Romanski explained that they plan to capture wild wolves, either individuals or packs, from around the Great Lakes region and move them via boat or plane to Isle Royale. Before they're brought to the park, the wolves will go through a health screening process and will be fitted with radio collars, he said. The wolves will be captured slowly over time rather than all at once. The Park Service already has offers from agencies from Minnesota to Michigan to capture wolves in areas where the population needs to be reduced.

"We hope to capture from as many wide-ranging geographic areas as possible to maximize the genetic variability of the population that we end up putting into the park," Romanski said.

How Isle Royale's two existing wolves will react to the new wolves "is a chapter yet to be written," Green said. Romanski said park staff plans to introduce the new wolves in an area away from the two wolves' known territory and then leave the wolves to interact on their own.

Romanski said the introduction of new wolves to the island will have an immediate effect on the moose population, which was estimated at about 1,500 moose earlier this year. They're aiming at a long-term average of about 1,100 to 1,200 moose on Isle Royale, he said.

"The reason for us moving forward is to put wolves out there to act as predators in that system to help preserve some of our forest resources out on the island. We fully expect wolves to do what wolves do and hunt moose," he said.

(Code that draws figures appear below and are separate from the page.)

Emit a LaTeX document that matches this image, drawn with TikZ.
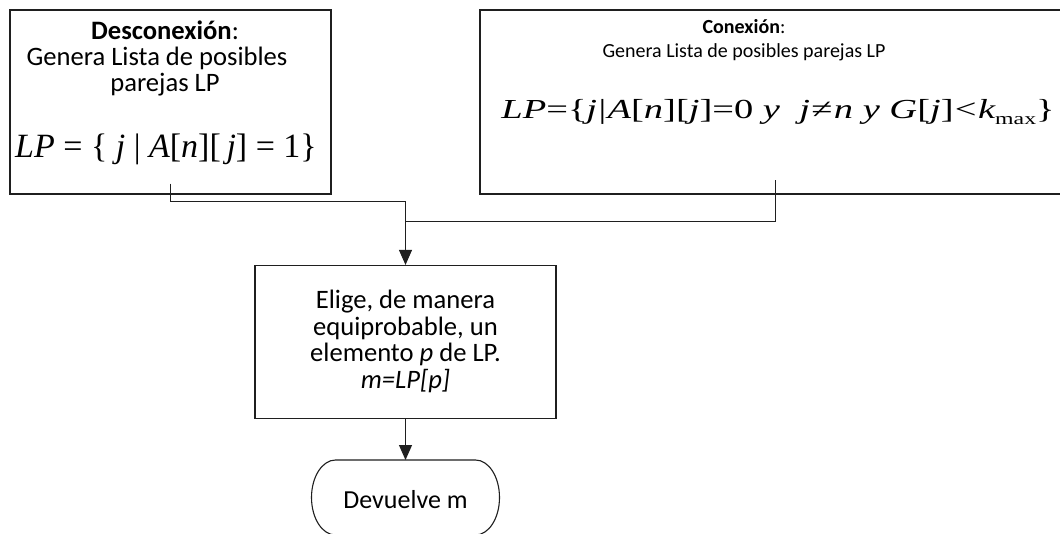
\documentclass[tikz,border=0pt]{standalone}
\usepackage{fontspec}
\setmainfont{Carlito}
\newfontfamily\tnr{Liberation Serif}
\newfontfamily\tnrwide{Liberation Serif}[FakeStretch=1.40]
\usetikzlibrary{arrows.meta,calc}

% italic variable inside the formulas
\newcommand\vv[1]{{\itshape #1}}

\tikzset{
  box/.style={draw=black!88, line width=1.2pt, inner sep=0pt},
  txt/.style={font=\fontsize{26.6}{26.7}\selectfont, inner sep=0pt, anchor=base},
  small/.style={font=\fontsize{20}{24}\selectfont, inner sep=0pt, anchor=base},
  eqA/.style={font=\tnr\fontsize{34}{36}\selectfont, inner sep=0pt, anchor=base},
  eqB/.style={font=\tnrwide\fontsize{27.5}{30}\selectfont, inner sep=0pt, anchor=base},
  flow/.style={draw=black!88, line width=1pt},
  arrowed/.style={flow, -{Triangle[length=15pt,width=13pt]}},
}

\begin{document}
\begin{tikzpicture}[x=1pt, y=-1pt]
\clip (0,0) rectangle (1060,533);
\fill[white] (0,0) rectangle (1060,533);

% disconnection branch
\node[box, minimum width=321pt, minimum height=184pt] (L) at (170.5,102) {};
\node[txt] (Lt1) at (165,39) {\textbf{Desconexión}:};
\node[txt] (Lt2) at (157,65) {Genera Lista de posibles};
\node[txt] (Lt3) at (165,91) {parejas LP};
\node[eqA] (Lf) at (166,157)
  {\vv{LP} = \{ \vv{j} | \vv{A}[\vv{n}][\,\vv{j}] = 1\}};

% connection branch (box runs past the right margin)
\node[box, minimum width=600pt, minimum height=184pt] (R) at (780,102) {};
\node[small] (Rt1) at (744,33) {\textbf{Conexión}:};
\node[small] (Rt2) at (744,57) {Genera Lista de posibles parejas LP};
\node[eqB] (Rf) at (778,118)
  {\vv{LP}=\{\vv{j}\kern.05em|\kern.05em\vv{A}[\vv{n}][\vv{j}]=0 \vv{y}\ \ \vv{j}\kern.05em≠\kern.05em\vv{n} \vv{y} \vv{G}[\vv{j}]\kern.05em<\kern.05em\vv{k}\raisebox{-0.25em}{\fontsize{17}{18}\selectfont max}\}};

% random choice
\node[box, minimum width=301pt, minimum height=153pt] (M) at (405.5,342) {};
\node[txt] (Mt1) at (405.5,308.3) {Elige, de manera};
\node[txt] (Mt2) at (405.5,335) {equiprobable, un};
\node[txt] (Mt3) at (405.5,361.7) {elemento \textit{p} de LP.};
\node[txt] (Mt4) at (405.5,388.3) {\textit{m=LP[p]}};

% terminator
\node[txt, font=\fontsize{26}{26}\selectfont] (T) at (405.5,508) {Devuelve m};
\coordinate (Tc) at (405.5,497.5);
\draw[flow, line width=1.1pt]
  ($(Tc)+(-70,-37.5)$) -- ($(Tc)+(70,-37.5)$)
  arc[start angle=90, end angle=-90, x radius=24pt, y radius=37.5pt]
  -- ($(Tc)+(-70,37.5)$)
  arc[start angle=270, end angle=90, x radius=24pt, y radius=37.5pt] -- cycle;

% connectors
\coordinate (Rs) at (775.7,180);
\draw[arrowed] ([yshift=11pt]L.south) -- ++(0,17.5) -| (M.north);
\draw[flow] (Rs) |- ([yshift=43.5pt]M.north);
\draw[arrowed] (M.south) -- ($(Tc)+(0,-37.5)$);
\end{tikzpicture}
\end{document}
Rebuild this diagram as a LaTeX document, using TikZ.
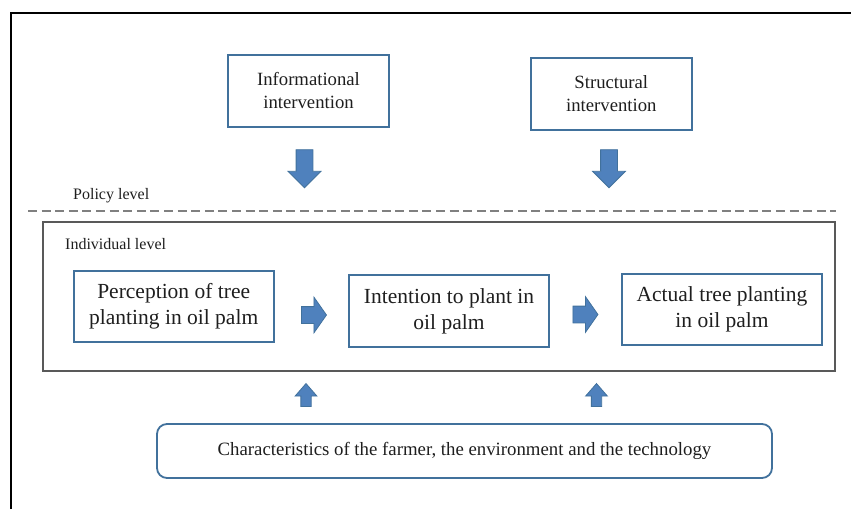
\documentclass[tikz,border=0pt]{standalone}
\usepackage{fontspec}
\setmainfont{Liberation Serif}
\usetikzlibrary{shapes.arrows}
\definecolor{boxblue}{RGB}{65,113,156}
\definecolor{arrowblue}{RGB}{79,129,189}
\definecolor{levelgray}{RGB}{89,89,89}
\definecolor{dashgray}{RGB}{128,128,128}
\definecolor{textgray}{RGB}{30,30,30}

\begin{document}
\begin{tikzpicture}[x=1pt,y=-1pt,text=textgray,
    box/.style={draw=boxblue,line width=1.8pt,align=center,inner sep=0pt,minimum width=200pt,minimum height=71pt,font=\fontsize{21.5}{26}\selectfont},
    topbox/.style={box,minimum width=161pt,minimum height=72pt,font=\fontsize{18.7}{23}\selectfont},
    blockarrow/.style={single arrow,draw=boxblue,fill=arrowblue,line width=0.8pt,inner xsep=0pt,single arrow head indent=0pt},
    downarrow/.style={blockarrow,rotate=-90,minimum height=38pt,inner ysep=8pt,single arrow head extend=8pt,single arrow tip angle=90},
    rightarrow/.style={blockarrow,minimum height=25pt,inner ysep=8pt,single arrow head extend=9.5pt,single arrow tip angle=110},
    uparrow/.style={blockarrow,rotate=90,minimum height=23pt,inner ysep=4.75pt,single arrow head extend=5.75pt,single arrow tip angle=82},
    levellabel/.style={anchor=base west,inner sep=0pt,font=\fontsize{16}{19}\selectfont}]
    \useasboundingbox (0,0) rectangle (851,509);
    \coordinate (frameB) at (11,509);
    \coordinate (frameTL) at (11,13);
    \coordinate (frameR) at (851,13);
    \draw[line width=1.5pt] (frameB) -- (frameTL) -- (frameR);

    \node[topbox] (info) at (308.5,91) {Informational\\intervention};
    \node[topbox] (struct) at (611.3,94) {Structural\\intervention};
    \node[downarrow] (downinfo) at (304.5,164.5) {};
    \node[downarrow] (downstruct) at (609,164.5) {};

    \node[levellabel] (policy) at (73,199) {Policy level};
    \coordinate (dashL) at (28,211);
    \coordinate (dashR) at (836,211);
    \draw[dashgray,line width=1.6pt,dash pattern=on 9pt off 4.6pt] (dashL) -- (dashR);

    \node[draw=levelgray,line width=1.6pt,minimum width=792pt,minimum height=149pt,inner sep=0pt] (indiv) at (439,296.5) {};
    \node[levellabel] (indivlabel) at (65,249) {Individual level};
    \node[box] (percep) at (173.7,306.3) {Perception of tree\\planting in oil palm};
    \node[box,minimum height=72pt] (intent) at (449,311) {Intention to plant in\\oil palm};
    \node[box] (actual) at (722,309.5) {Actual tree planting\\in oil palm};
    \node[rightarrow] (percintent) at (311,315) {};
    \node[rightarrow] (intentact) at (582.5,314.5) {};

    \node[uparrow] (upleft) at (306,398) {};
    \node[uparrow] (upright) at (596.5,398) {};
    \node[draw=boxblue,line width=1.8pt,rounded corners=10pt,minimum width=615pt,minimum height=54pt,inner sep=0pt,font=\fontsize{18.8}{22}\selectfont] (charac) at (464.5,451) {Characteristics of the farmer, the environment and the technology};
\end{tikzpicture}
\end{document}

It currently costs about $75,000 annually to monitor wolves on Isle Royale and the plan estimates that will increase to $90,000, Green said. The cost of capturing and bringing the wolves to the island over the course of three years is expected to total $660,000.


Overall, park staff expects the additional wolves to enhance the experience of Isle Royale visitors.

"People are keenly interested in coming to Isle Royale, not only to hear and/or see wolves, but also moose. Adding wolves is going to be a positive impact. We've had a population out there for almost 70 years and we haven't had any sort of negative interactions in terms of human-wolf interactions. We don't expect that we'd have more," Romanski said.